L'histoire modernisée
Écrite dans le contexte des régimes totalitaires et concentrationnaires des pays de l'Est des années 90, la pièce du chorégraphe aixois s'inscrit encore en force dans l'actualité. Pas de Montaigu ni de Capulet, mais un affrontement entre une milice chargée d'assurer l'ordre social et un monde de sans-abris. Une mise en scène qui va dans le sens d'un univers sombre et austère où se confrontent oppresseurs et oppressés et qui renvoie à celui du joug soviétique qu'ont subi les parents du chorégraphe d'origine albanaise et ceux de son décorateur, né à Belgrade. Le drame de Shakespeare est emprunt de futurisme et de fantastique, et Roméo et Juliette, qui incarnent des amants mythiques à l'union proscrite, soulèvent encore, à travers les siècles, cette idée essentielle, celle de la liberté d'aimer.

Sensualité et tragédie
Le chorégraphe a habillé l'histoire d'un vocabulaire de gestes, de bras qui tournoient et qui se confondent avec les matraques ; de jambes qui se déploient à l'infini et qui poussent la forme le plus loin possible. Nul mouvement n'est gratuit et chaque pas a un sens dans cette danse très contemporaine. Preljocaj a totalement modernisé l'histoire. Il n'y a pas de scène de balcon, mais une sentinelle qui fait les cent pas à la lumière d'un projecteur braqué sur le public. Il réussit à revenir à la source du compositeur, en respectant la trame, du prélude romantique au funeste épilogue, tout en créant sa propre interprétation. D'une souplesse étonnante, les danseurs trouvent leur équilibre dans une puissance qui révèle une fragilité pour laisser passer la grâce. La musique fait écho aux vertiges de l'amour et à son déchirement. Durant des instants de pure émotion, certains mouvements se multiplient à l'infini telle la scène d'amour, comme si tout le monde aspirait à s'aimer à la manière de Roméo et Juliette. Dans un silence total accentuant la beauté des gestes d'une esthétique sublime, Preljocaj réussit à nous envoûter en achevant le spectacle sur un duo qui sublime le défaut de mouvement et sa puissance. Une fois de plus, il aura foulé avec brio ce territoire où le corps est l'ultime moyen d'expression.

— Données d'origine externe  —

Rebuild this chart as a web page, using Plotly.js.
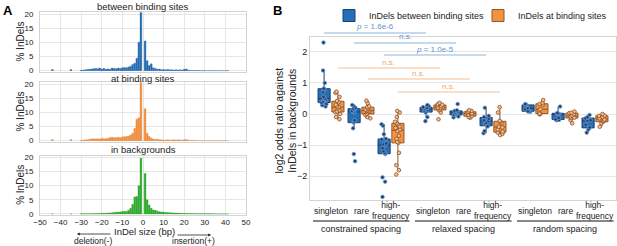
<!DOCTYPE html>
<html><head><meta charset="utf-8">
<script src="https://cdn.plot.ly/plotly-3.0.1.min.js"></script>
<style>html,body{margin:0;padding:0;background:#fff}#chart{width:617px;height:246px}</style>
</head><body><div id="chart"></div>
<script>
// ---------------- Panel A data ----------------
const indelSizes = [-44,-35,
  -30,-29,-28,-27,-26,-25,-24,-23,-22,-21,
  -20,-19,-18,-17,-16,-15,-14,-13,-12,-11,
  -10,-9,-8,-7,-6,-5,-4,-3,-2,-1,
  1,2,3,4,5,6,7,8,9,10,
  11,12,13,14,15,16,17,18,19,20,
  21,22,23,24,25,26,27,28,29,30,
  31,32,33,34,35,36,37,38,39,40,41];
const pctBetween = [0.4,0.4,
  0.15,0.2,0.3,0.4,0.5,0.6,0.7,0.8,0.7,0.9,
  0.6,0.8,0.5,0.6,0.5,0.9,0.8,0.7,0.9,0.8,
  1.0,1.1,1.0,1.3,1.6,2.2,2.6,4.4,10.0,20.6,
  10.5,3.5,1.8,2.4,1.0,0.8,0.5,0.6,0.3,0.4,
  0.3,0.4,0.3,0.3,0.2,0.3,0.2,0.3,0.2,0.5,
  0.6,0.2,0.1,0.1,0.05,0.05,0.05,0,0.05,0,
  0,0,0,0,0,0,0,0,0,0,0.1];
const pctAtSites = [0.4,0.4,
  0.1,0.2,0.3,0.3,0.5,0.6,0.7,0.6,0.7,0.6,
  0.8,0.7,0.7,0.8,1.1,1.2,1.0,1.1,1.2,1.0,
  1.3,1.4,1.5,1.6,2.0,2.6,4.3,7.6,8.1,20.6,
  11.3,2.6,1.5,0.9,0.6,0.4,0.5,0.3,0.3,0.2,
  0.2,0.3,0.2,0.2,0.3,0.2,0.3,0.2,0.2,0.3,
  0.4,0.2,0.1,0.1,0.05,0.05,0,0,0,0,
  0,0,0,0,0,0,0,0,0,0,0];
const pctBackground = [0,0,
  0.05,0.05,0.06,0.07,0.08,0.1,0.12,0.14,0.16,0.2,
  0.22,0.25,0.28,0.3,0.35,0.4,0.5,0.6,0.7,0.7,
  0.9,1.0,0.9,1.3,2.0,3.4,6.0,6.2,10.0,19.7,
  14.3,5.0,3.2,2.0,1.4,1.3,1.0,0.8,0.7,0.7,
  0.5,0.5,0.4,0.4,0.35,0.3,0.3,0.25,0.2,0.2,
  0.2,0.18,0.15,0.15,0.12,0.1,0.1,0.08,0.08,0.07,
  0.06,0.05,0.05,0.04,0.03,0.03,0.02,0.02,0.02,0.01,0.01];
const panelATitles = ['between binding sites','at binding sites','in backgrounds'];
const sizeTicks = [-50,-40,-30,-20,-10,0,10,20,30,40,50];
const pctTicks = [0,5,10,15,20];

// ---------------- Panel B data ----------------
const frequencyClasses = ['singleton','rare','high-<br>frequency'];
const spacingGroups = ['constrained spacing','relaxed spacing','random spacing'];
const seriesNames = ['InDels between binding sites','InDels at binding sites'];
const oddsTicks = [-2,-1,0,1,2];
// one list per (spacing group, frequency class), in order
const betweenRatios = [
  [2.3,1.4,1.0,0.82,0.8,0.7,0.55,0.5,0.48,0.45,0.4,0.36,0.32,0.28,0.24],
  [0.29,0.25,0.2,0.17,0.14,0.1,0.08,0.05,-0.2,-0.25,-0.28,-0.46,-1.29,-1.52],
  [-0.33,-0.38,-0.65,-0.8,-0.82,-0.95,-0.98,-1.0,-1.1,-1.2,-1.25,-1.29,-2.04,-2.18,-2.67],
  [0.29,0.25,0.22,0.2,0.18,0.15,0.12,0.1,0.05,-0.1,-0.23],
  [0.32,0.12,0.1,0.08,0.05,0.03,0.0,-0.03,-0.08,-0.11],
  [0.2,-0.06,-0.1,-0.15,-0.2,-0.23,-0.28,-0.32,-0.4,-0.55,-0.62],
  [0.32,0.3,0.29,0.25,0.19,0.15,0.09,0.08,0.07],
  [0.24,0.03,0.02,0.01,0.0,-0.12,-0.17,-0.19,-0.2],
  [-0.03,-0.1,-0.14,-0.2,-0.22,-0.35,-0.43,-0.5,-0.6]
];
const atSitesRatios = [
  [0.72,0.68,0.55,0.42,0.38,0.3,0.25,0.22,0.18,0.12,0.08,0.06,0.0,-0.1,-0.17],
  [0.43,0.35,0.25,0.22,0.18,0.14,0.12,0.1,0.08,0.05,0.0,-0.03,-0.1,-0.14],
  [0.1,0.05,-0.1,-0.25,-0.3,-0.33,-0.4,-0.45,-0.5,-0.55,-0.7,-0.8,-0.9,-0.93,-1.25,-1.65,-1.81,-1.95],
  [0.36,0.32,0.3,0.28,0.25,0.22,0.2,0.18,0.14,0.12,0.05,-0.17],
  [0.12,0.1,0.07,0.05,0.02,0.0,-0.03,-0.07,-0.1,-0.12],
  [0.22,0.05,-0.22,-0.25,-0.3,-0.41,-0.43,-0.5,-0.57,-0.6,-0.68,-0.64],
  [0.45,0.36,0.32,0.3,0.15,0.12,0.02,0.0,-0.01],
  [0.08,0.04,0.03,0.0,-0.05,-0.08,-0.12,-0.13,-0.2,-0.3],
  [0.0,-0.05,-0.06,-0.1,-0.14,-0.18,-0.22,-0.25,-0.3,-0.41]
];
// significance comparisons: series index, from box index, to box index, label
const comparisonSeries = [0,0,0,1,1,1];
const comparisonFrom = [0,1,2,0,1,2];
const comparisonTo = [3,4,5,3,4,5];
const comparisonLabels = ['<i>p</i> = 1.6e-6','n.s.','<i>p</i> = 1.0e-5','n.s.','n.s.','n.s.'];

// ---------------- layout helpers ----------------
const W = 617, H = 246;
const FONT = 'Liberation Sans, Arial, Helvetica, sans-serif';
const px = v => v / W;
const py = v => 1 - v / H;
const groupStep = 3.4;   // spacing between spacing groups (in category units)
const boxGap = 0.08, boxGroupGap = 0.12;
const offset = 0.5 * (1 - boxGap) / 2;
const catPos = [];
spacingGroups.forEach((g, gi) => frequencyClasses.forEach((c, ci) => catPos.push(gi * groupStep + ci)));

const blue = '#2470b8', orange = '#f5923e', green = '#2fb02f';
const gridC = '#e6e6e6', frameC = '#d4d4d4', textC = '#222';

const traces = [];
const histSeries = [pctBetween, pctAtSites, pctBackground];
const histColors = [blue, orange, green];
const histLines = ['#1c5a99', '#d9782a', '#23911f'];
histSeries.forEach((vals, i) => {
  traces.push({
    type: 'bar', x: indelSizes, y: vals,
    xaxis: i === 0 ? 'x' : 'x' + (i + 1), yaxis: i === 0 ? 'y' : 'y' + (i + 1),
    marker: {color: histColors[i], line: {color: histLines[i], width: 0.3}},
    showlegend: false, hoverinfo: 'skip'
  });
});

function boxTrace(groups, name, fill, lineC, mFill, mLine, legendId) {
  const x = [], y = [];
  groups.forEach((arr, i) => arr.forEach(v => { x.push(catPos[i]); y.push(v); }));
  return {
    type: 'box', x, y, name, xaxis: 'x4', yaxis: 'y4', legend: legendId,
    fillcolor: fill, line: {color: lineC, width: 1},
    marker: {color: mFill, size: 3.6, line: {color: mLine, width: 0.8}},
    boxpoints: 'all', jitter: 0.5, pointpos: 0, whiskerwidth: 0,
    hoverinfo: 'skip'
  };
}
traces.push(boxTrace(betweenRatios, seriesNames[0], blue, '#1d3f6e', '#1d3f6e', '#6d9bd0', 'legend'));
traces.push(boxTrace(atSitesRatios, seriesNames[1], orange, '#8a5a35', '#f7c090', '#8a4f22', 'legend2'));

// panel A geometry (px)
const aLeft = 40, aRight = 246;
const aPanels = [[12.3, 71.8], [82.3, 141.8], [155.6, 215.1]];
const aTitleY = [7, 78, 149];

const axBase = {
  showgrid: true, gridcolor: gridC, gridwidth: 1, zeroline: false,
  showline: true, linecolor: frameC, linewidth: 1, mirror: true,
  ticks: '', tickfont: {size: 8, color: textC, family: FONT}
};
const legendBase = {orientation: 'h', y: py(1), xanchor: 'left', yanchor: 'top',
  font: {size: 9, family: FONT, color: textC}, bgcolor: 'rgba(0,0,0,0)', itemwidth: 30};

const layout = {
  width: W, height: H, margin: {l: 0, r: 0, t: 0, b: 0, autoexpand: false},
  paper_bgcolor: '#fff', plot_bgcolor: '#fff',
  font: {family: FONT, color: textC},
  bargap: 0.12, boxmode: 'group', boxgap: boxGap, boxgroupgap: boxGroupGap,
  showlegend: true,
  legend: Object.assign({}, legendBase, {x: px(329)}),
  legend2: Object.assign({}, legendBase, {x: px(478)}),
  annotations: [], shapes: []
};

aPanels.forEach((p, i) => {
  const sx = i === 0 ? '' : String(i + 1);
  layout['xaxis' + sx] = Object.assign({}, axBase, {
    domain: [px(aLeft), px(aRight)], range: [-50, 50], anchor: 'y' + sx,
    tickvals: sizeTicks, showticklabels: i === 2, tickangle: 0, ticklabelstandoff: -1
  });
  layout['yaxis' + sx] = Object.assign({}, axBase, {
    domain: [py(p[1]), py(p[0])], range: [-0.4, 20.6], anchor: 'x' + sx,
    tickvals: pctTicks, ticklabelstandoff: 4
  });
  layout.annotations.push({text: panelATitles[i], xref: 'paper', yref: 'paper',
    x: px((aLeft + aRight) / 2), y: py(aTitleY[i]), xanchor: 'center', yanchor: 'middle',
    showarrow: false, font: {size: 9.5, family: FONT, color: textC}});
  layout.annotations.push({text: '% InDels', xref: 'paper', yref: 'paper', textangle: -90,
    x: px(20.5), y: py((p[0] + p[1]) / 2), xanchor: 'center', yanchor: 'middle',
    showarrow: false, font: {size: 10, family: FONT, color: textC}});
});

// panel A x-axis label + arrows
layout.annotations.push(
  {text: 'InDel size (bp)', xref: 'paper', yref: 'paper', x: px(144.5), y: py(231.5),
   xanchor: 'center', yanchor: 'middle', showarrow: false, font: {size: 9.5, family: FONT, color: textC}},
  {text: 'deletion(-)', xref: 'paper', yref: 'paper', x: px(93), y: py(240.8),
   xanchor: 'center', yanchor: 'middle', showarrow: false, font: {size: 8.5, family: FONT, color: textC}},
  {text: 'insertion(+)', xref: 'paper', yref: 'paper', x: px(193), y: py(240.8),
   xanchor: 'center', yanchor: 'middle', showarrow: false, font: {size: 8.5, family: FONT, color: textC}},
  {text: '', xref: 'paper', yref: 'paper', x: px(77), y: py(234), ax: 35, ay: 0,
   showarrow: true, arrowhead: 2, arrowsize: 0.7, arrowwidth: 0.8, arrowcolor: '#222'},
  {text: '', xref: 'paper', yref: 'paper', x: px(211), y: py(235), ax: -35, ay: 0,
   showarrow: true, arrowhead: 2, arrowsize: 0.7, arrowwidth: 0.8, arrowcolor: '#222'},
  {text: '<b>A</b>', xref: 'paper', yref: 'paper', x: px(1), y: py(10), xanchor: 'left', yanchor: 'middle',
   showarrow: false, font: {size: 13, family: FONT, color: '#000'}},
  {text: '<b>B</b>', xref: 'paper', yref: 'paper', x: px(271), y: py(10), xanchor: 'left', yanchor: 'middle',
   showarrow: false, font: {size: 13, family: FONT, color: '#000'}}
);

// panel B axes
const bLeft = 310, bRight = 616, bTop = 37, bBottom = 200;
layout.xaxis4 = Object.assign({}, axBase, {
  domain: [px(bLeft), px(bRight)], range: [-0.7, 9.5], anchor: 'y4',
  showgrid: false, showticklabels: false, tickvals: catPos
});
layout.yaxis4 = Object.assign({}, axBase, {
  domain: [py(bBottom), py(bTop)], range: [-2.77, 2.48], anchor: 'x4',
  tickvals: oddsTicks, tickfont: {size: 9, color: textC, family: FONT}
});
layout.annotations.push({text: 'log2 odds ratio against<br>InDels in backgrounds',
  xref: 'paper', yref: 'paper', textangle: -90, x: px(286), y: py((bTop + bBottom) / 2 + 2),
  xanchor: 'center', yanchor: 'middle', showarrow: false,
  font: {size: 10.5, family: FONT, color: textC}});

// category labels and group brackets
catPos.forEach((p, i) => {
  layout.annotations.push({text: frequencyClasses[i % 3], xref: 'x4', yref: 'paper',
    x: p, y: py(210.5), xanchor: 'center', yanchor: 'middle', showarrow: false,
    font: {size: 8.5, family: FONT, color: textC}});
});
spacingGroups.forEach((g, gi) => {
  const first = catPos[gi * 3], last = catPos[gi * 3 + 2];
  layout.shapes.push({type: 'line', xref: 'x4', yref: 'paper', x0: first - 0.6, x1: last + 0.62,
    y0: py(221), y1: py(221), line: {color: '#111', width: 1}});
  layout.annotations.push({text: g, xref: 'x4', yref: 'paper', x: (first + last) / 2, y: py(229),
    xanchor: 'center', yanchor: 'middle', showarrow: false, font: {size: 9, family: FONT, color: textC}});
});

// significance lines
const sigY = [33, 43, 55, 68, 79, 92];
const sigColors = ['#8db4df', '#f7bd8f'];
const sigText = ['#5f93cc', '#f0a468'];
comparisonLabels.forEach((lab, k) => {
  const s = comparisonSeries[k];
  const off = s === 0 ? -offset : offset;
  const x0 = catPos[comparisonFrom[k]] + off, x1 = catPos[comparisonTo[k]] + off;
  layout.shapes.push({type: 'line', xref: 'x4', yref: 'paper', x0, x1,
    y0: py(sigY[k]), y1: py(sigY[k]), line: {color: sigColors[s], width: 1}});
  layout.annotations.push({text: lab, xref: 'x4', yref: 'paper', x: (x0 + x1) / 2, y: py(sigY[k] - 0.5),
    xanchor: 'center', yanchor: 'bottom', showarrow: false, borderpad: 0,
    font: {size: 8, family: FONT, color: sigText[s]}});
});

Plotly.newPlot('chart', traces, layout, {displayModeBar: false, staticPlot: true});
</script>
</body></html>
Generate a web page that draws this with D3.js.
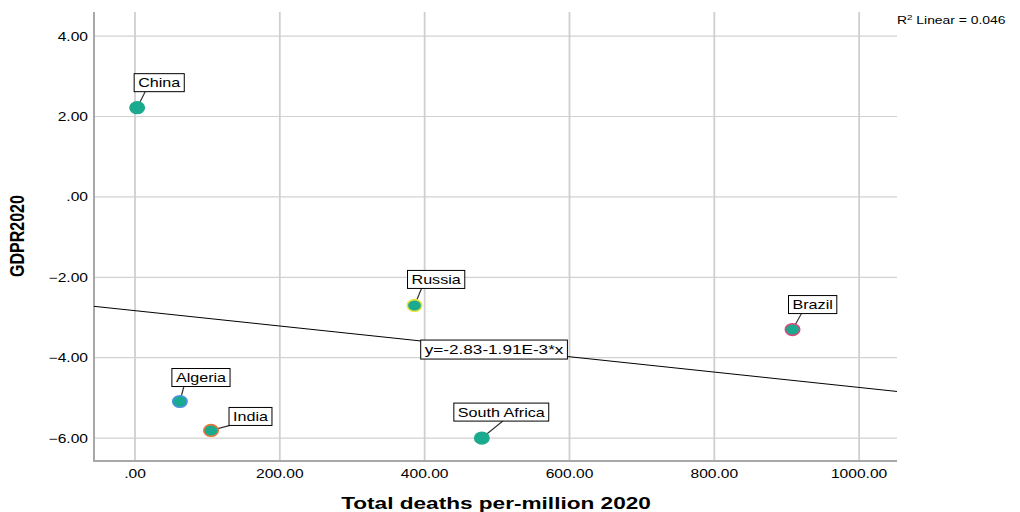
<!DOCTYPE html>
<html>
<head>
<meta charset="utf-8">
<script src="https://cdn.jsdelivr.net/npm/d3@7"></script>
<style>
  html, body { margin: 0; padding: 0; background: #fff; }
  svg { display: block; font-family: Arial, "Liberation Sans", sans-serif; }
</style>
</head>
<body>
<svg id="chart" width="1020" height="512"></svg>
<script>
// Countries, deaths per million (2020) and GDP growth rate (2020)
const countries = ["China", "Russia", "Brazil", "Algeria", "India", "South Africa"];
const deathsPerMillion = [3, 386, 908, 62, 105, 479];
const gdpGrowth = [2.22, -2.70, -3.30, -5.09, -5.81, -6.00];
const outlineColors = ["#1faa8c", "#e6e33a", "#d94a7a", "#4b92e0", "#e2773a", "#1faa8c"];

// Linear fit reported on the chart
const fitIntercept = -2.83;
const fitSlope = -1.91e-3;
const rSquared = 0.046;

const xTicks = [0, 200, 400, 600, 800, 1000];
const yTicks = [4, 2, 0, -2, -4, -6];

// Label placement around each marker: box left/bottom offset and leader anchor
const labelPlacement = [
  { dx: -3, dy: -16, ax: 11 },
  { dx: -7, dy: -17, ax: 14 },
  { dx: -4, dy: -16, ax: 13 },
  { dx: -8, dy: -15, ax: 12 },
  { dx: 18, dy: -5, ax: 1 },
  { dx: -28, dy: -17, ax: 49 }
];

const SX = 1.3; // horizontal text stretch
const fmt = v => {
  const s = d3.format(".2f")(v);
  return s.replace(/^(-?)0\./, "$1.");
};

const svg = d3.select("#chart");
const plotLeft = 94, plotRight = 897, plotTop = 12, plotBottom = 461;

const x = d3.scaleLinear().domain([-56.6, 1052.3]).range([plotLeft, plotRight]);
const y = d3.scaleLinear().domain([-6.57, 4.6]).range([plotBottom, plotTop]);

// stretched text helper
function stretchedText(g, tx, ty, str, opts) {
  const t = g.append("text")
    .attr("transform", `translate(${tx},${ty}) scale(${SX},1)` + (opts.rotate ? ` rotate(${opts.rotate})` : ""))
    .attr("text-anchor", opts.anchor || "start")
    .attr("font-size", opts.size)
    .attr("font-weight", opts.weight || "normal")
    .attr("fill", "#000")
    .text(str);
  return t;
}

// grid
const grid = svg.append("g");
grid.selectAll("line.h").data(yTicks).join("line")
  .attr("x1", plotLeft).attr("x2", plotRight)
  .attr("y1", d => y(d)).attr("y2", d => y(d))
  .attr("stroke", "#d2d2d2").attr("stroke-width", 1.2);
grid.selectAll("line.v").data(xTicks).join("line")
  .attr("x1", d => x(d)).attr("x2", d => x(d))
  .attr("y1", plotTop).attr("y2", plotBottom)
  .attr("stroke", "#cfcfcf").attr("stroke-width", 1.8);

// axes lines
svg.append("line").attr("x1", plotLeft).attr("x2", plotLeft).attr("y1", plotTop).attr("y2", plotBottom + 1)
  .attr("stroke", "#a8a8a8").attr("stroke-width", 2);
svg.append("line").attr("x1", plotLeft - 1).attr("x2", plotRight).attr("y1", plotBottom).attr("y2", plotBottom)
  .attr("stroke", "#a8a8a8").attr("stroke-width", 2);

// tick labels
const tl = svg.append("g");
yTicks.forEach(v => stretchedText(tl, 88, y(v) + 4.5, fmt(v), { anchor: "end", size: 12 }));
xTicks.forEach(v => stretchedText(tl, x(v), 478, fmt(v), { anchor: "middle", size: 12 }));

// axis titles
stretchedText(svg, 24, 236, "GDPR2020", { anchor: "middle", size: 16, weight: "bold", rotate: -90 });
stretchedText(svg, 496, 509, "Total deaths per-million 2020", { anchor: "middle", size: 17.4, weight: "bold" });

// fit line
const xd = x.domain();
const line = d3.line().x(d => x(d)).y(d => y(fitIntercept + fitSlope * d));
svg.append("path").attr("d", line(xd)).attr("fill", "none").attr("stroke", "#000").attr("stroke-width", 1);

// boxed label helper
function boxedLabel(g, bx, bBottom, str, size, h) {
  const grp = g.append("g");
  const rect = grp.append("rect");
  const t = stretchedText(grp, 0, 0, str, { anchor: "start", size: size });
  const w = t.node().getComputedTextLength() * SX + 8;
  rect.attr("x", bx).attr("y", bBottom - h).attr("width", w).attr("height", h)
    .attr("fill", "#fff").attr("stroke", "#000").attr("stroke-width", 1);
  t.attr("transform", `translate(${bx + 4},${bBottom - h / 2 + size * 0.36}) scale(${SX},1)`);
  return w;
}

// equation label, centred on the fit line
const eqX = 500;
const eqStr = `y=${fitIntercept}-${d3.format(".2f")(-fitSlope * 1000)}E-3*x`;
{
  const g = svg.append("g");
  const tmp = stretchedText(g, 0, 0, eqStr, { size: 13.2 });
  const w = tmp.node().getComputedTextLength() * SX + 8;
  tmp.remove();
  const cy = y(fitIntercept + fitSlope * eqX);
  boxedLabel(g, x(eqX) - w / 2 - 3, cy + 10, eqStr, 13.2, 19);
}

// R squared note
{
  const t = svg.append("text")
    .attr("transform", `translate(897,24) scale(${SX},1)`)
    .attr("font-size", 10.7).attr("fill", "#000");
  t.append("tspan").text("R");
  t.append("tspan").attr("font-size", 7.5).attr("dy", -4).text("2");
  t.append("tspan").attr("dy", 4).text(" Linear = " + d3.format(".3f")(rSquared));
}

// points, leaders, labels
const pts = countries.map((c, i) => ({
  name: c, dx: deathsPerMillion[i], gy: gdpGrowth[i], stroke: outlineColors[i], lp: labelPlacement[i]
}));

const lab = svg.append("g");
pts.forEach(p => {
  const px = x(p.dx), py = y(p.gy);
  const bx = px + p.lp.dx, bb = py + p.lp.dy;
  lab.append("line").attr("x1", px).attr("y1", py).attr("x2", bx + p.lp.ax).attr("y2", bb)
    .attr("stroke", "#333").attr("stroke-width", 1.2);
  boxedLabel(lab, bx, bb, p.name, 12.4, 18);
});

svg.append("g").selectAll("ellipse").data(pts).join("ellipse")
  .attr("cx", d => x(d.dx)).attr("cy", d => y(d.gy))
  .attr("rx", 7.2).attr("ry", 5.8)
  .attr("fill", "#1aaa90")
  .attr("stroke", d => d.stroke).attr("stroke-width", 1.6);
</script>
</body>
</html>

« Ya mal el-Cham », samedi 23 juillet

Plus qu'un spectacle, une prière, un chant pour appeler à l'espoir, à la paix et la tolérance. C'est ainsi que se présente Ya mal el-Cham, concert mené samedi 23 juillet dans le magnifique cadre du Salamlek du palais de Beiteddine par les maîtres du oud Naseer Shamma et Charbel Rouhana, avec la chanteuse syro-arménienne Lena Chamamyan, accompagnés par l'Orchestre oriental libanais et l'ensemble canadien OktoEcho dirigé par Katia Makdissi-Warren.
Une production du Festival du monde arabe de Montréal qui avait invité ces artistes arabes, figures emblématiques de leurs pays, à «rendre hommage aux peuples arrachés à leurs rêves printaniers qui assistent, impuissants, au spectacle de leur destinée».
Ya mal el-Cham est le titre d'une célèbre chanson du patrimoine musical syrien, mais aussi l'héritage de l'âge d'or du monde arabe.
Un concert/hymne dédié à ceux et celles qui, de la Syrie à l'Irak, en passant par l'Égypte, la Palestine et le Liban, «vivent sous le joug de l'oppression, mais qui continuent tout de même à résister, à réclamer, à vouloir».